Borders Pleased With First Season Female Minor Leaguer More Determined To Make Her Mark
She is immortalized on a stadium mural and also has a championship ring.
Ila Borders, the first woman to pitch in the minor leagues, has plenty of memories - both good and bad - after a season in the Northern League. Yet she is far less concerned about her place in history than the place she expects to fill with the Duluth-Superior Dukes in 1998.
“I told myself going there that I was going to enjoy this, because you never know how life’s going to turn,” the left-handed reliever said. “I honestly enjoyed it, but it was stressful for me every day.”
First, there was the anxiety of trying to make the St. Paul Saints. Then the disappointment of her failure the night she broke baseball’s gender barrier. She allowed three earned runs without getting an out in her first regular-season appearance.
But just as she seemed to be settling in with the Saints - she had a 3.00 ERA with St. Paul excluding her first outing - she was traded to the Dukes. She spent the rest of the season languishing in the bullpen with very little work because her coaches were skeptical of her ability.
There also was enormous fan interest wherever she went, and through the entire summer she faced the burden of proving she could compete with men.
Still, Borders played the full season, even pitching a scoreless inning in the championship series as Duluth-Superior beat Winnipeg for the independent league’s title.
“It was a dream, basically,” she said of the season.
Borders finished with no record and a 7.53 ERA in 15 regular-season games, allowing 24 hits over 14-1/3 innings while walking nine and striking out 11.
“I think striking out as many people as she did, which surprises me, that tells me she’s got the ability,” Phil Borders said of his daughter. “She just needs to work on some things to get ready for next year.”
Borders said the highlight of the summer was a return trip to play the Saints after she was traded. Her likeness had been included on a mural outside St. Paul’s Midway Stadium, an honor she compared with being in the Hall of Fame as the first woman to get a baseball scholarship (NAIA Southern California College, 1994) and a college victory.
“That was probably the biggest honor in my life, along with Cooperstown,” she said of the mural. “It doesn’t compute. It’s like, ‘That’s not me.”’
Borders appeared in only nine of 69 games after her trade to Duluth-Superior. She said the Dukes have told her they will bring her back next season.
Manager George Mitterwald, a former major league catcher, could not be reached for comment. He and pitching coach Mike Cuellar, who shared the A.L. Cy Young Award in 1969, both doubted Borders’ ability during the season.
Cuellar said last month that Borders should consider pitching for the Colorado Silver Bullets, a women’s professional team.
The criticism bothered Borders, but there were far more people cheering for her to succeed.

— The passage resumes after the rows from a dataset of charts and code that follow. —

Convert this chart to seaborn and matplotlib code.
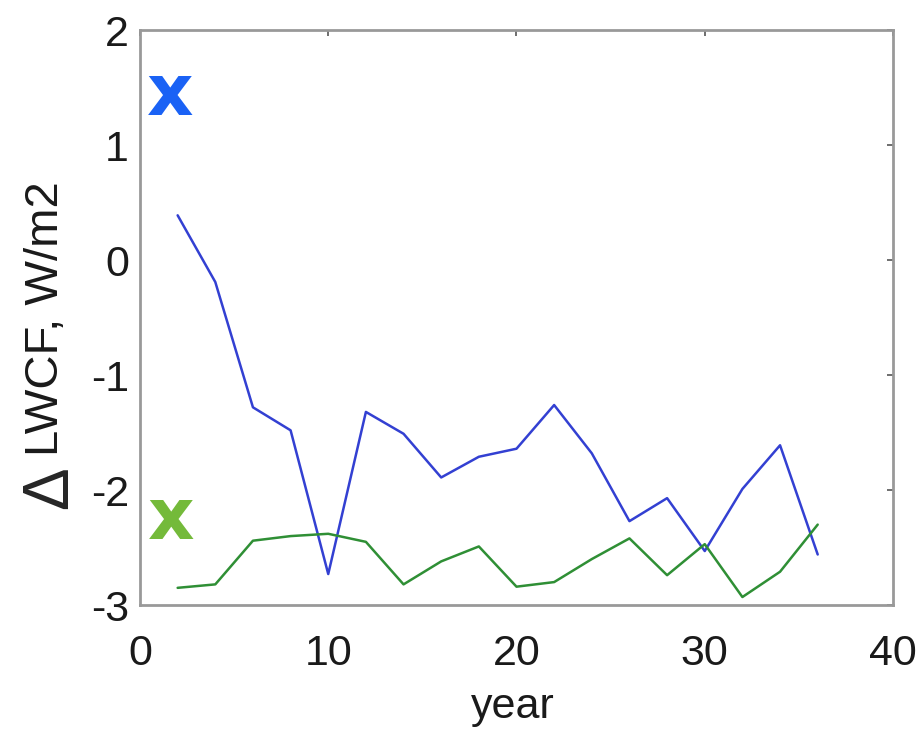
import numpy as np
import pandas as pd
import matplotlib
matplotlib.use("Agg")
import matplotlib.pyplot as plt
import seaborn as sns

years = [2, 4, 6, 8, 10, 12, 14, 16, 18, 20, 22, 24, 26, 28, 30, 32, 34, 36]
blue_vals = [0.39, -0.19, -1.28, -1.48, -2.73, -1.32, -1.51, -1.89, -1.71, -1.64,
             -1.26, -1.68, -2.27, -2.07, -2.53, -1.99, -1.61, -2.56]
green_vals = [-2.85, -2.82, -2.44, -2.40, -2.38, -2.45, -2.82, -2.62, -2.49, -2.84,
              -2.80, -2.60, -2.42, -2.74, -2.47, -2.93, -2.71, -2.30]
marker_x = [1.6, 1.65]
marker_y = [1.43, -2.26]

sns.set_style("white")
plt.rcParams['font.family'] = ['Liberation Sans', 'DejaVu Sans']

df = pd.DataFrame({
    "year": years * 2,
    "val": blue_vals + green_vals,
    "series": ["blue"] * len(years) + ["green"] * len(years),
})

fig = plt.figure(figsize=(9.21, 7.37), dpi=100)
ax = fig.add_axes([0.152, 0.179, 0.8176, 0.780])
sns.lineplot(data=df, x="year", y="val", hue="series",
             palette={"blue": "#3340d2", "green": "#2f8f35"},
             linewidth=1.8, legend=False, ax=ax)

ax.text(marker_x[0], marker_y[0], "x", color="#1a62f5", fontsize=52, fontweight="bold",
        family="DejaVu Sans", ha="center", va="center")
ax.text(marker_x[1], marker_y[1], "x", color="#74ba3a", fontsize=52, fontweight="bold",
        family="DejaVu Sans", ha="center", va="center")

ax.set_xlim(0, 40)
ax.set_ylim(-3, 2)
ax.set_xticks([0, 10, 20, 30, 40])
ax.set_yticks([-3, -2, -1, 0, 1, 2])
ax.set_yticklabels(["-3", "-2", "-1", "0", "1", "2"])
ax.tick_params(direction="in", length=4, width=1.2, color="#555555", labelsize=31,
               top=True, right=True, labelcolor="#1a1a1a")
ax.tick_params(axis="x", pad=21)
ax.tick_params(axis="y", pad=8)
for s in ax.spines.values():
    s.set_color("#999999")
    s.set_linewidth(2.0)
ax.set_xlabel("year", fontsize=31, color="#1a1a1a")
ax.xaxis.set_label_coords(0.495, -0.142)
ax.set_ylabel("LWCF, W/m2", fontsize=34, color="#1a1a1a")
ax.yaxis.set_label_coords(-0.096, 0.499)
fig.text(0.054, 0.338, "Δ", rotation=90, fontsize=46, ha="center", va="center")

fig.savefig("out.png", dpi=100)
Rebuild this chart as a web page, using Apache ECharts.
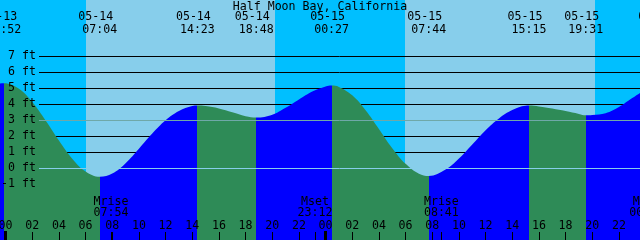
<!DOCTYPE html>
<html><head><meta charset="utf-8">
<script src="https://cdn.jsdelivr.net/npm/echarts@6/dist/echarts.min.js"></script>
<style>html,body{margin:0;padding:0;background:#fff}#c{width:640px;height:240px}</style>
</head><body><div id="c"></div>
<script>
// ---------------- data ----------------
const chartTitle = 'Half Moon Bay, California';
// tide extremes
const tideDates = ['05-13','05-14','05-14','05-14','05-15','05-15','05-15','05-15','05-16'];
const tideTimes = ['23:52','07:04','14:23','18:48','00:27','07:44','15:15','19:31','01:04'];
const tideKinds = ['high','low','high','low','high','low','high','low','high'];
// tide curve samples: hours since 05-14 00:00 and height in feet
const curveHours = [-1, -0.133, 1, 2, 3, 4, 5, 6, 7.067, 8, 9, 10, 11, 12, 13, 14, 14.383, 15, 16, 17, 18, 18.8,
  20, 21, 22, 23, 24, 24.45, 25, 26, 27, 28, 29, 30, 31, 31.733, 33, 34, 35, 36, 37, 38, 39, 39.25,
  40, 41, 42, 43, 43.517, 44, 45, 46, 47, 48, 49.07];
const curveFeet = [5.17, 5.3, 4.95, 4.12, 2.97, 1.72, 0.58, -0.22, -0.55, -0.35, 0.3, 1.2, 2.15, 2.98, 3.56, 3.87, 3.9, 3.87, 3.72, 3.48, 3.24, 3.15,
  3.33, 3.76, 4.28, 4.78, 5.1, 5.15, 5.07, 4.54, 3.61, 2.44, 1.24, 0.26, -0.36, -0.5, -0.1, 0.59, 1.47, 2.36, 3.1, 3.62, 3.89, 3.9,
  3.85, 3.72, 3.56, 3.38, 3.29, 3.31, 3.42, 3.81, 4.37, 4.86, 5.05];
// sun
const sunDates = ['05-14','05-14','05-15','05-15'];
const sunTimes = ['06:00','20:12','05:59','20:12'];
// moon
const moonNames = ['Mrise','Mset','Mrise','Mset'];
const moonDates = ['05-14','05-14','05-15','05-16'];
const moonTimes = ['07:54','23:12','08:41','00:05'];
// axes
const hourTicks = [0,2,4,6,8,10,12,14,16,18,20,22,24,26,28,30,32,34,36,38,40,42,44,46];
const hourLabels = ['00','02','04','06','08','10','12','14','16','18','20','22','00','02','04','06','08','10','12','14','16','18','20','22'];
const midnightTicks = [0, 24];
const depthTicks = [-1,0,1,2,3,4,5,6,7];
const depthLabels = ['-1 ft','0 ft','1 ft','2 ft','3 ft','4 ft','5 ft','6 ft','7 ft'];
const blackLines = [1,2,4,5,6,7];
const datumLine = [0];
const mslLine = [3];

// ---------------- styling ----------------
const NIGHT = '#00BFFF', DAY = '#87CEEB', RISE = '#0000FF', FALL = '#2E8B57';
const DATUM_COLOR = '#87CEEB', MSL_COLOR = '#6FA8A8';
const FAM = '"DejaVu Sans Mono", monospace';
const FS = 11.6;
const FONT = FS + 'px ' + FAM;
const xMin = -0.42, xMax = 47.58, yMin = -4.5, yMax = 10.5;
const LINE_START = 39;

function toHours(d, t) {
  const day = parseInt(d.slice(3), 10);
  const hh = parseInt(t.slice(0, 2), 10), mm = parseInt(t.slice(3), 10);
  return (day - 14) * 24 + hh + mm / 60;
}
const tideHours = tideDates.map((d, i) => toHours(d, tideTimes[i]));
const sunHours = sunDates.map((d, i) => toHours(d, sunTimes[i]));
const moonHours = moonDates.map((d, i) => toHours(d, moonTimes[i]));

// sky bands
const bounds = [xMin].concat(sunHours, [xMax]);
const skyData = [];
for (let i = 0; i < bounds.length - 1; i++) skyData.push([bounds[i], bounds[i + 1], i % 2 === 0 ? 0 : 1]);

// rising / falling pieces
const pieces = [{ lt: tideHours[0], color: tideKinds[0] === 'high' ? RISE : FALL }];
for (let i = 1; i < tideHours.length; i++) {
  pieces.push({ gte: tideHours[i - 1], lt: tideHours[i], color: tideKinds[i] === 'high' ? RISE : FALL });
}
pieces.push({ gte: tideHours[tideHours.length - 1], color: tideKinds[tideHours.length - 1] === 'high' ? FALL : RISE });

function hLine(color) {
  return function (params, api) {
    const cs = params.coordSys;
    const y = Math.round(api.coord([0, api.value(1)])[1]) + 0.5;
    return { type: 'line', shape: { x1: cs.x + LINE_START, y1: y, x2: cs.x + cs.width, y2: y },
      style: { stroke: color, lineWidth: 1 } };
  };
}

const baseX = {
  type: 'value', min: xMin, max: xMax, position: 'bottom', z: 10,
  axisLine: { show: false, onZero: false }, splitLine: { show: false }
};

const chart = echarts.init(document.getElementById('c'), null, { renderer: 'canvas' });
chart.setOption({
  animation: false,
  backgroundColor: '#fff',
  title: { text: chartTitle, left: 'center', top: 0, padding: [1, 0, 0, 0],
    textStyle: { fontFamily: FAM, fontSize: FS, fontWeight: 'normal', color: '#000' } },
  grid: { left: 0, right: 0, top: 0, bottom: 0, containLabel: false, outerBoundsMode: 'none' },
  visualMap: { type: 'piecewise', show: false, dimension: 0, seriesIndex: 2, pieces: pieces },
  xAxis: [
    Object.assign({}, baseX, {
      axisTick: { show: true, inside: true, length: 8, customValues: hourTicks, lineStyle: { color: '#000', width: 1 } },
      axisLabel: { show: true, inside: true, customValues: hourTicks, margin: 14, verticalAlign: 'middle',
        formatter: v => hourLabels[hourTicks.indexOf(v)], color: '#000', fontFamily: FAM, fontSize: FS } }),
    Object.assign({}, baseX, { axisLabel: { show: false },
      axisTick: { show: true, inside: true, length: 9, customValues: midnightTicks, lineStyle: { color: '#000', width: 3 } } }),
    Object.assign({}, baseX, { axisLabel: { show: false },
      axisTick: { show: true, inside: true, length: 8, customValues: moonHours, lineStyle: { color: '#000', width: 1 } } })
  ],
  yAxis: { type: 'value', min: yMin, max: yMax, position: 'left', z: 10,
    axisLine: { show: false, onZero: false }, splitLine: { show: false }, axisTick: { show: false },
    axisLabel: { show: true, inside: true, customValues: depthTicks, align: 'right', margin: 36, verticalAlign: 'middle',
      formatter: v => depthLabels[depthTicks.indexOf(v)], color: '#000', fontFamily: FAM, fontSize: FS } },
  series: [
    { type: 'custom', z: 0, silent: true, data: skyData, encode: { x: [0, 1] },
      renderItem: function (params, api) {
        const cs = params.coordSys;
        const x1 = Math.round(api.coord([api.value(0), 0])[0]);
        const x2 = Math.round(api.coord([api.value(1), 0])[0]);
        return { type: 'rect', shape: { x: x1, y: cs.y, width: x2 - x1, height: cs.height },
          style: { fill: api.value(2) === 0 ? NIGHT : DAY } };
      } },
    { type: 'custom', z: 1, silent: true, data: blackLines.map(v => [0, v]), renderItem: hLine('#000') },
    { type: 'line', z: 2, silent: true, data: curveHours.map((h, i) => [h, curveFeet[i]]),
      showSymbol: false, smooth: 0.4, lineStyle: { width: 0, opacity: 0 },
      areaStyle: { opacity: 1, origin: 'start' } },
    { type: 'custom', z: 3, silent: true, data: datumLine.map(v => [0, v]), renderItem: hLine(DATUM_COLOR) },
    { type: 'custom', z: 3, silent: true, data: mslLine.map(v => [0, v]), renderItem: hLine(MSL_COLOR) },
    { type: 'custom', z: 4, silent: true, data: tideHours.map((h, i) => [h, i]),
      renderItem: function (params, api) {
        const x = api.coord([api.value(0), 0])[0];
        const i = api.value(1);
        return { type: 'group', children: [
          { type: 'text', x: x - 4, y: 17, style: { text: tideDates[i], fill: '#000', font: FONT, align: 'center', verticalAlign: 'middle' } },
          { type: 'text', x: x, y: 29.5, style: { text: tideTimes[i], fill: '#000', font: FONT, align: 'center', verticalAlign: 'middle' } }
        ] };
      } },
    { type: 'custom', z: 4, silent: true, data: moonHours.map((h, i) => [h, i]),
      renderItem: function (params, api) {
        const x = api.coord([api.value(0), 0])[0];
        const i = api.value(1);
        return { type: 'group', children: [
          { type: 'text', x: x, y: 201.7, style: { text: moonNames[i], fill: '#000', font: FONT, align: 'center', verticalAlign: 'middle' } },
          { type: 'text', x: x, y: 213, style: { text: moonTimes[i], fill: '#000', font: FONT, align: 'center', verticalAlign: 'middle' } }
        ] };
      } }
  ]
});
</script></body></html>
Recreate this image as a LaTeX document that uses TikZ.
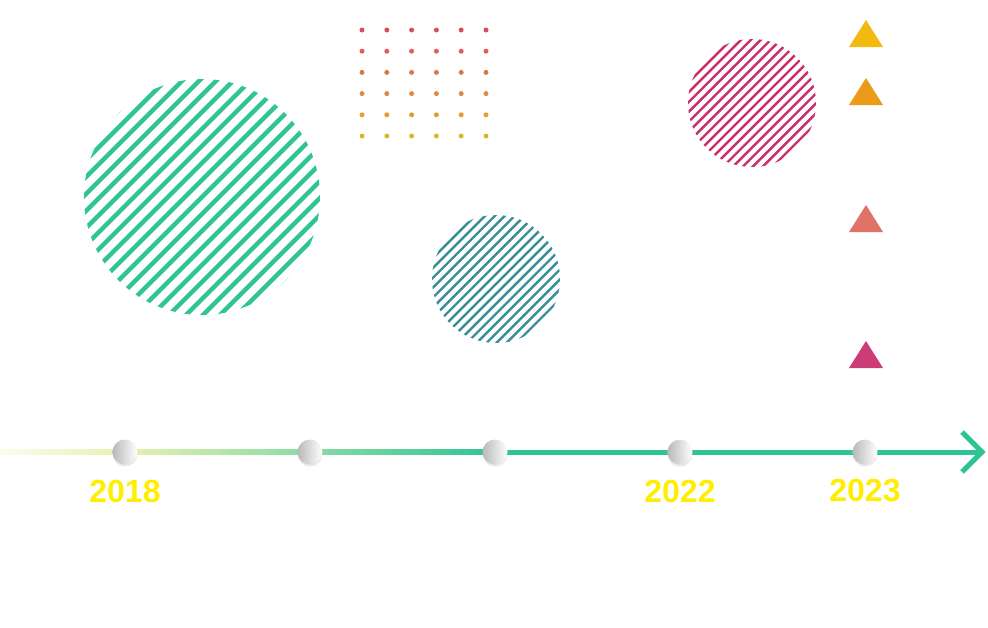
\documentclass[tikz,border=0pt]{standalone}
\usepackage{fontspec}
\setmainfont{Liberation Sans}
\usetikzlibrary{shadows}
\definecolor{mint}{HTML}{2EC495}
\definecolor{petrol}{HTML}{3A8E9A}
\definecolor{berry}{HTML}{C9306A}
\definecolor{dottop}{HTML}{DC4C5E}
\definecolor{dotbot}{HTML}{DDB52A}
\definecolor{triA}{HTML}{F2B90F}
\definecolor{triB}{HTML}{EB9A1A}
\definecolor{triC}{HTML}{E07267}
\definecolor{triD}{HTML}{CC3D78}
\definecolor{yearyellow}{HTML}{FFEE00}
\definecolor{pale}{HTML}{FCFCEE}
\definecolor{lime}{HTML}{E4F2B0}
\begin{document}
\begin{tikzpicture}[x=1pt,y=-1pt,
    knob/.style={circle, minimum size=25pt, inner sep=0pt, left color=gray!55, right color=white,
        drop shadow={opacity=0.18, shadow xshift=0pt, shadow yshift=-2pt}},
    year/.style={text=yearyellow, font=\fontsize{32}{32}\selectfont\bfseries}]
    \useasboundingbox (0,0) rectangle (988,627);
    % striped discs
    \begin{scope}[shift={(202,197)}]
        \clip (0,0) circle (118pt);
        \foreach \d in {-85,-76.5,...,86}
            \draw[mint, line width=4.5pt] (\d-125,\d+125) -- (\d+125,\d-125);
    \end{scope}
    \begin{scope}[shift={(496,279)}]
        \clip (0,0) circle (64pt);
        \foreach \d in {-47,-42.05,...,48}
            \draw[petrol, line width=2.4pt] (\d-70,\d+70) -- (\d+70,\d-70);
    \end{scope}
    \begin{scope}[shift={(752,103)}]
        \clip (0,0) circle (64pt);
        \foreach \d in {-47,-42.05,...,48}
            \draw[berry, line width=2.4pt] (\d-70,\d+70) -- (\d+70,\d-70);
    \end{scope}
    % dot grid
    \foreach \j in {0,...,5}
        \foreach \i in {0,...,5} {
            \pgfmathtruncatemacro{\mix}{100-20*\j}
            \fill[dottop!\mix!dotbot] (362+24.8*\i,30+21.2*\j) circle (2.5pt);
        }
    % triangles
    \foreach \y/\c in {20/triA,78/triB,205/triC,341/triD}
        \fill[\c] (866,\y) -- (883,\y+27) -- (849,\y+27) -- cycle;
    % timeline
    \coordinate (tlstart) at (0,452);
    \coordinate (tlfirst) at (125,452);
    \coordinate (tlmid) at (495,452);
    \coordinate (tlend) at (982,452);
    \shade[left color=pale, right color=lime] ([yshift=2.5pt]tlstart) rectangle ([yshift=-2.5pt]tlfirst);
    \shade[left color=lime, right color=mint] ([yshift=2.5pt]tlfirst) rectangle ([yshift=-2.5pt]tlmid);
    \draw[mint, line width=5pt] (tlmid) -- (tlend);
    \draw[mint, line width=5pt, line join=miter]
        ([xshift=-20pt,yshift=20pt]tlend) -- (tlend) -- ([xshift=-20pt,yshift=-20pt]tlend);
    \foreach \x [count=\k] in {125,310,495,680,865}
        \node[knob] (k\k) at (\x,452) {};
    \node[year] (y2018) at ([yshift=-39pt]k1) {2018};
    \node[year] (y2022) at ([yshift=-39pt]k4) {2022};
    \node[year] (y2023) at ([yshift=-39pt]k5) {2023};
\end{tikzpicture}
\end{document}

“All the people on the Saints treated me like a normal ballplayer,” she said. “It was awesome. But just talking to some scouts around, they were like, ‘Oh, a girl. What’s she doing here?’
“And in Duluth, it’s a little bit smaller town and I think at first they were kind of skeptical, too. But the fans there were great.”
The biggest knock on Borders is her fastball, which comes in somewhere in the mid- to high-70s (one pitch was clocked at 80 mph in a game at Thunder Bay). That was Mitterwald’s main criticism, and Borders plans an intense off-season weight training program she hopes will add 4-5 mph to her fastball.
She returned home after the Dukes won the title last week and is enrolled at Southern California College.
“I believe my fastball does the job,” Borders said. “I’m an off-speed pitcher. But I want to get (an extra) 5 percent on it so I can say, ‘Hey, this is what I do throw now. This is fast enough.’ I want to get it up to 82-83, and that’ll put the critics to rest.”